DIRECTIVE
All the data must come back unchanged, except that pictures are left out.

-- Begin DATASET CONTENT --

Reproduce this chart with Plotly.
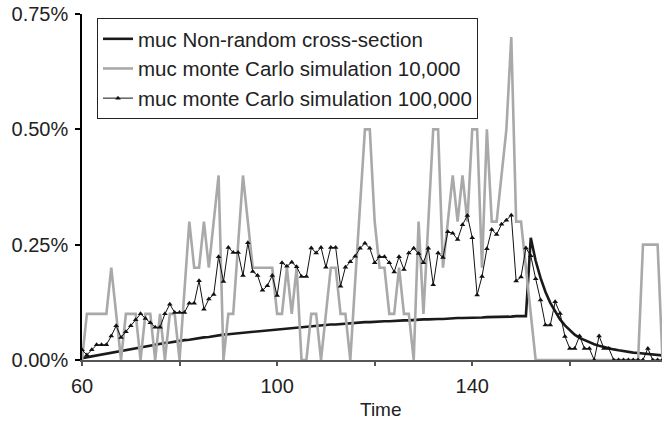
import plotly.graph_objects as go

# x values: time steps 60..179
time = list(range(60, 180))

# muc Non-random cross-section (percent)
nonrandom_pct = [
    0.004, 0.006, 0.008, 0.010, 0.012, 0.014, 0.016, 0.018, 0.020, 0.022,  # 60-69
    0.024, 0.026, 0.028, 0.030, 0.031, 0.033, 0.035, 0.037, 0.038, 0.040,  # 70-79
    0.041, 0.043, 0.044, 0.046, 0.047, 0.049, 0.050, 0.052, 0.053, 0.055,  # 80-89
    0.056, 0.057, 0.058, 0.059, 0.061, 0.062, 0.063, 0.064, 0.065, 0.066,  # 90-99
    0.067, 0.068, 0.069, 0.070, 0.071, 0.072, 0.073, 0.073, 0.074, 0.075,  # 100-109
    0.076, 0.077, 0.077, 0.078, 0.079, 0.080, 0.080, 0.081, 0.082, 0.082,  # 110-119
    0.083, 0.083, 0.084, 0.084, 0.085, 0.085, 0.086, 0.086, 0.087, 0.087,  # 120-129
    0.088, 0.088, 0.089, 0.089, 0.089, 0.090, 0.090, 0.091, 0.091, 0.091,  # 130-139
    0.092, 0.092, 0.092, 0.093, 0.093, 0.093, 0.094, 0.094, 0.094, 0.095,  # 140-149
    0.095, 0.095, 0.265, 0.215, 0.178, 0.148, 0.124, 0.105, 0.088, 0.075,  # 150-159
    0.064, 0.055, 0.048, 0.043, 0.038, 0.034, 0.031, 0.028, 0.025, 0.023,  # 160-169
    0.021, 0.019, 0.017, 0.016, 0.015, 0.014, 0.013, 0.012, 0.011, 0.010,  # 170-179
]

# muc monte Carlo simulation 10,000 (percent)
mc10k_pct = [
    0.00, 0.10, 0.10, 0.10, 0.10, 0.10, 0.20, 0.10, 0.00, 0.10,  # 60-69
    0.10, 0.10, 0.00, 0.10, 0.10, 0.00, 0.10, 0.00, 0.10, 0.10,  # 70-79
    0.00, 0.15, 0.30, 0.20, 0.20, 0.30, 0.20, 0.30, 0.40, 0.00,  # 80-89
    0.10, 0.10, 0.25, 0.40, 0.30, 0.20, 0.20, 0.20, 0.20, 0.20,  # 90-99
    0.10, 0.10, 0.20, 0.10, 0.20, 0.00, 0.00, 0.10, 0.10, 0.00,  # 100-109
    0.10, 0.20, 0.20, 0.10, 0.10, 0.00, 0.17, 0.33, 0.50, 0.50,  # 110-119
    0.30, 0.20, 0.20, 0.10, 0.10, 0.20, 0.10, 0.10, 0.00, 0.30,  # 120-129
    0.10, 0.30, 0.50, 0.50, 0.20, 0.30, 0.40, 0.30, 0.40, 0.30,  # 130-139
    0.50, 0.50, 0.20, 0.50, 0.30, 0.30, 0.40, 0.50, 0.70, 0.30,  # 140-149
    0.30, 0.20, 0.10, 0.00, 0.00, 0.00, 0.00, 0.00, 0.00, 0.00,  # 150-159
    0.00, 0.00, 0.00, 0.00, 0.00, 0.00, 0.00, 0.00, 0.00, 0.00,  # 160-169
    0.00, 0.00, 0.00, 0.00, 0.00, 0.25, 0.25, 0.25, 0.25, 0.00,  # 170-179
]

# muc monte Carlo simulation 100,000 (percent)
mc100k_pct = [
    0.022, 0.011, 0.022, 0.033, 0.033, 0.033, 0.052, 0.074, 0.049, 0.061,  # 60-69
    0.074, 0.087, 0.100, 0.090, 0.081, 0.071, 0.071, 0.100, 0.121, 0.103,  # 70-79
    0.103, 0.103, 0.123, 0.123, 0.172, 0.110, 0.132, 0.142, 0.224, 0.170,  # 80-89
    0.244, 0.233, 0.233, 0.183, 0.254, 0.192, 0.183, 0.151, 0.161, 0.183,  # 90-99
    0.140, 0.211, 0.203, 0.212, 0.202, 0.181, 0.181, 0.243, 0.232, 0.244,  # 100-109
    0.201, 0.244, 0.244, 0.160, 0.201, 0.213, 0.225, 0.242, 0.253, 0.242,  # 110-119
    0.211, 0.224, 0.224, 0.211, 0.191, 0.224, 0.196, 0.232, 0.242, 0.231,  # 120-129
    0.211, 0.242, 0.163, 0.232, 0.222, 0.278, 0.275, 0.261, 0.293, 0.313,  # 130-139
    0.265, 0.141, 0.181, 0.241, 0.283, 0.272, 0.294, 0.303, 0.314, 0.171,  # 140-149
    0.180, 0.243, 0.226, 0.176, 0.130, 0.076, 0.076, 0.126, 0.101, 0.051,  # 150-159
    0.025, 0.025, 0.052, 0.025, 0.025, 0.000, 0.052, 0.025, 0.025, 0.000,  # 160-169
    0.000, 0.000, 0.000, 0.000, 0.000, 0.000, 0.025, 0.000, 0.000, 0.000,  # 170-179
]

x_tickvals = [60, 80, 100, 120, 140, 160, 180]
x_ticktext = ["60", "", "100", "", "140", "", "180"]
y_tickvals = [0, 0.0025, 0.005, 0.0075]
y_ticktext = ["0.00%", "0.25%", "0.50%", "0.75%"]

names = [
    "muc Non-random cross-section",
    "muc monte Carlo simulation 10,000",
    "muc monte Carlo simulation 100,000",
]

FONT = "Liberation Sans, Arial, sans-serif"


def frac(lst):
    return [v / 100.0 for v in lst]


fig = go.Figure()
fig.add_trace(go.Scatter(
    x=time, y=frac(nonrandom_pct), name=names[0], mode="lines",
    line=dict(color="#1a1a1a", width=2.6),
))
fig.add_trace(go.Scatter(
    x=time, y=frac(mc10k_pct), name=names[1], mode="lines",
    line=dict(color="#a9a9a9", width=2.6),
))
fig.add_trace(go.Scatter(
    x=time, y=frac(mc100k_pct), name=names[2], mode="lines+markers",
    line=dict(color="#111111", width=1),
    marker=dict(symbol="triangle-up", size=5, color="#111111"),
))

fig.update_layout(
    width=662, height=426,
    margin=dict(l=82, r=0, t=14, b=66),
    paper_bgcolor="white", plot_bgcolor="white",
    font=dict(family=FONT, size=20, color="#222222"),
    showlegend=True,
    legend=dict(
        x=(97 - 82) / 580, y=1 - (18 - 14) / 346,
        xanchor="left", yanchor="top",
        bgcolor="white", bordercolor="#222222", borderwidth=1,
        font=dict(family=FONT, size=20.5, color="#222222"),
        tracegroupgap=0,
    ),
    xaxis=dict(
        range=[60, 178.9], showgrid=False, zeroline=False,
        showline=True, linecolor="#555555", linewidth=2,
        tickvals=x_tickvals, ticktext=x_ticktext,
        ticks="outside", ticklen=4, tickcolor="#555555", tickwidth=1.5,
        ticklabelstandoff=3,
        tickfont=dict(family=FONT, size=20, color="#222222"),
    ),
    yaxis=dict(
        range=[0, 0.0075], showgrid=False, zeroline=False,
        showline=True, linecolor="#000000", linewidth=1.5,
        tickvals=y_tickvals, ticktext=y_ticktext,
        ticks="outside", ticklen=5, tickcolor="#000000", tickwidth=1.5,
        ticklabelstandoff=3,
        tickfont=dict(family=FONT, size=20, color="#222222"),
    ),
    annotations=[dict(
        text="Time", xref="paper", yref="paper",
        x=(381.5 - 82) / 580, y=-(409 - 360) / 346,
        xanchor="center", yanchor="middle", showarrow=False,
        font=dict(family=FONT, size=19, color="#222222"),
    )],
)

fig.write_html(
    "out.html",
    config={"displayModeBar": False},
    post_script="document.body.style.margin='0';document.body.style.overflow='hidden';",
)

-- End DATASET CONTENT --

REPLY
Reproduce this chart with Plotly.
import plotly.graph_objects as go

# x values: time steps 60..179
time = list(range(60, 180))

# muc Non-random cross-section (percent)
nonrandom_pct = [
    0.004, 0.006, 0.008, 0.010, 0.012, 0.014, 0.016, 0.018, 0.020, 0.022,  # 60-69
    0.024, 0.026, 0.028, 0.030, 0.031, 0.033, 0.035, 0.037, 0.038, 0.040,  # 70-79
    0.041, 0.043, 0.044, 0.046, 0.047, 0.049, 0.050, 0.052, 0.053, 0.055,  # 80-89
    0.056, 0.057, 0.058, 0.059, 0.061, 0.062, 0.063, 0.064, 0.065, 0.066,  # 90-99
    0.067, 0.068, 0.069, 0.070, 0.071, 0.072, 0.073, 0.073, 0.074, 0.075,  # 100-109
    0.076, 0.077, 0.077, 0.078, 0.079, 0.080, 0.080, 0.081, 0.082, 0.082,  # 110-119
    0.083, 0.083, 0.084, 0.084, 0.085, 0.085, 0.086, 0.086, 0.087, 0.087,  # 120-129
    0.088, 0.088, 0.089, 0.089, 0.089, 0.090, 0.090, 0.091, 0.091, 0.091,  # 130-139
    0.092, 0.092, 0.092, 0.093, 0.093, 0.093, 0.094, 0.094, 0.094, 0.095,  # 140-149
    0.095, 0.095, 0.265, 0.215, 0.178, 0.148, 0.124, 0.105, 0.088, 0.075,  # 150-159
    0.064, 0.055, 0.048, 0.043, 0.038, 0.034, 0.031, 0.028, 0.025, 0.023,  # 160-169
    0.021, 0.019, 0.017, 0.016, 0.015, 0.014, 0.013, 0.012, 0.011, 0.010,  # 170-179
]

# muc monte Carlo simulation 10,000 (percent)
mc10k_pct = [
    0.00, 0.10, 0.10, 0.10, 0.10, 0.10, 0.20, 0.10, 0.00, 0.10,  # 60-69
    0.10, 0.10, 0.00, 0.10, 0.10, 0.00, 0.10, 0.00, 0.10, 0.10,  # 70-79
    0.00, 0.15, 0.30, 0.20, 0.20, 0.30, 0.20, 0.30, 0.40, 0.00,  # 80-89
    0.10, 0.10, 0.25, 0.40, 0.30, 0.20, 0.20, 0.20, 0.20, 0.20,  # 90-99
    0.10, 0.10, 0.20, 0.10, 0.20, 0.00, 0.00, 0.10, 0.10, 0.00,  # 100-109
    0.10, 0.20, 0.20, 0.10, 0.10, 0.00, 0.17, 0.33, 0.50, 0.50,  # 110-119
    0.30, 0.20, 0.20, 0.10, 0.10, 0.20, 0.10, 0.10, 0.00, 0.30,  # 120-129
    0.10, 0.30, 0.50, 0.50, 0.20, 0.30, 0.40, 0.30, 0.40, 0.30,  # 130-139
    0.50, 0.50, 0.20, 0.50, 0.30, 0.30, 0.40, 0.50, 0.70, 0.30,  # 140-149
    0.30, 0.20, 0.10, 0.00, 0.00, 0.00, 0.00, 0.00, 0.00, 0.00,  # 150-159
    0.00, 0.00, 0.00, 0.00, 0.00, 0.00, 0.00, 0.00, 0.00, 0.00,  # 160-169
    0.00, 0.00, 0.00, 0.00, 0.00, 0.25, 0.25, 0.25, 0.25, 0.00,  # 170-179
]

# muc monte Carlo simulation 100,000 (percent)
mc100k_pct = [
    0.022, 0.011, 0.022, 0.033, 0.033, 0.033, 0.052, 0.074, 0.049, 0.061,  # 60-69
    0.074, 0.087, 0.100, 0.090, 0.081, 0.071, 0.071, 0.100, 0.121, 0.103,  # 70-79
    0.103, 0.103, 0.123, 0.123, 0.172, 0.110, 0.132, 0.142, 0.224, 0.170,  # 80-89
    0.244, 0.233, 0.233, 0.183, 0.254, 0.192, 0.183, 0.151, 0.161, 0.183,  # 90-99
    0.140, 0.211, 0.203, 0.212, 0.202, 0.181, 0.181, 0.243, 0.232, 0.244,  # 100-109
    0.201, 0.244, 0.244, 0.160, 0.201, 0.213, 0.225, 0.242, 0.253, 0.242,  # 110-119
    0.211, 0.224, 0.224, 0.211, 0.191, 0.224, 0.196, 0.232, 0.242, 0.231,  # 120-129
    0.211, 0.242, 0.163, 0.232, 0.222, 0.278, 0.275, 0.261, 0.293, 0.313,  # 130-139
    0.265, 0.141, 0.181, 0.241, 0.283, 0.272, 0.294, 0.303, 0.314, 0.171,  # 140-149
    0.180, 0.243, 0.226, 0.176, 0.130, 0.076, 0.076, 0.126, 0.101, 0.051,  # 150-159
    0.025, 0.025, 0.052, 0.025, 0.025, 0.000, 0.052, 0.025, 0.025, 0.000,  # 160-169
    0.000, 0.000, 0.000, 0.000, 0.000, 0.000, 0.025, 0.000, 0.000, 0.000,  # 170-179
]

x_tickvals = [60, 80, 100, 120, 140, 160, 180]
x_ticktext = ["60", "", "100", "", "140", "", "180"]
y_tickvals = [0, 0.0025, 0.005, 0.0075]
y_ticktext = ["0.00%", "0.25%", "0.50%", "0.75%"]

names = [
    "muc Non-random cross-section",
    "muc monte Carlo simulation 10,000",
    "muc monte Carlo simulation 100,000",
]

FONT = "Liberation Sans, Arial, sans-serif"


def frac(lst):
    return [v / 100.0 for v in lst]


fig = go.Figure()
fig.add_trace(go.Scatter(
    x=time, y=frac(nonrandom_pct), name=names[0], mode="lines",
    line=dict(color="#1a1a1a", width=2.6),
))
fig.add_trace(go.Scatter(
    x=time, y=frac(mc10k_pct), name=names[1], mode="lines",
    line=dict(color="#a9a9a9", width=2.6),
))
fig.add_trace(go.Scatter(
    x=time, y=frac(mc100k_pct), name=names[2], mode="lines+markers",
    line=dict(color="#111111", width=1),
    marker=dict(symbol="triangle-up", size=5, color="#111111"),
))

fig.update_layout(
    width=662, height=426,
    margin=dict(l=82, r=0, t=14, b=66),
    paper_bgcolor="white", plot_bgcolor="white",
    font=dict(family=FONT, size=20, color="#222222"),
    showlegend=True,
    legend=dict(
        x=(97 - 82) / 580, y=1 - (18 - 14) / 346,
        xanchor="left", yanchor="top",
        bgcolor="white", bordercolor="#222222", borderwidth=1,
        font=dict(family=FONT, size=20.5, color="#222222"),
        tracegroupgap=0,
    ),
    xaxis=dict(
        range=[60, 178.9], showgrid=False, zeroline=False,
        showline=True, linecolor="#555555", linewidth=2,
        tickvals=x_tickvals, ticktext=x_ticktext,
        ticks="outside", ticklen=4, tickcolor="#555555", tickwidth=1.5,
        ticklabelstandoff=3,
        tickfont=dict(family=FONT, size=20, color="#222222"),
    ),
    yaxis=dict(
        range=[0, 0.0075], showgrid=False, zeroline=False,
        showline=True, linecolor="#000000", linewidth=1.5,
        tickvals=y_tickvals, ticktext=y_ticktext,
        ticks="outside", ticklen=5, tickcolor="#000000", tickwidth=1.5,
        ticklabelstandoff=3,
        tickfont=dict(family=FONT, size=20, color="#222222"),
    ),
    annotations=[dict(
        text="Time", xref="paper", yref="paper",
        x=(381.5 - 82) / 580, y=-(409 - 360) / 346,
        xanchor="center", yanchor="middle", showarrow=False,
        font=dict(family=FONT, size=19, color="#222222"),
    )],
)

fig.write_html(
    "out.html",
    config={"displayModeBar": False},
    post_script="document.body.style.margin='0';document.body.style.overflow='hidden';",
)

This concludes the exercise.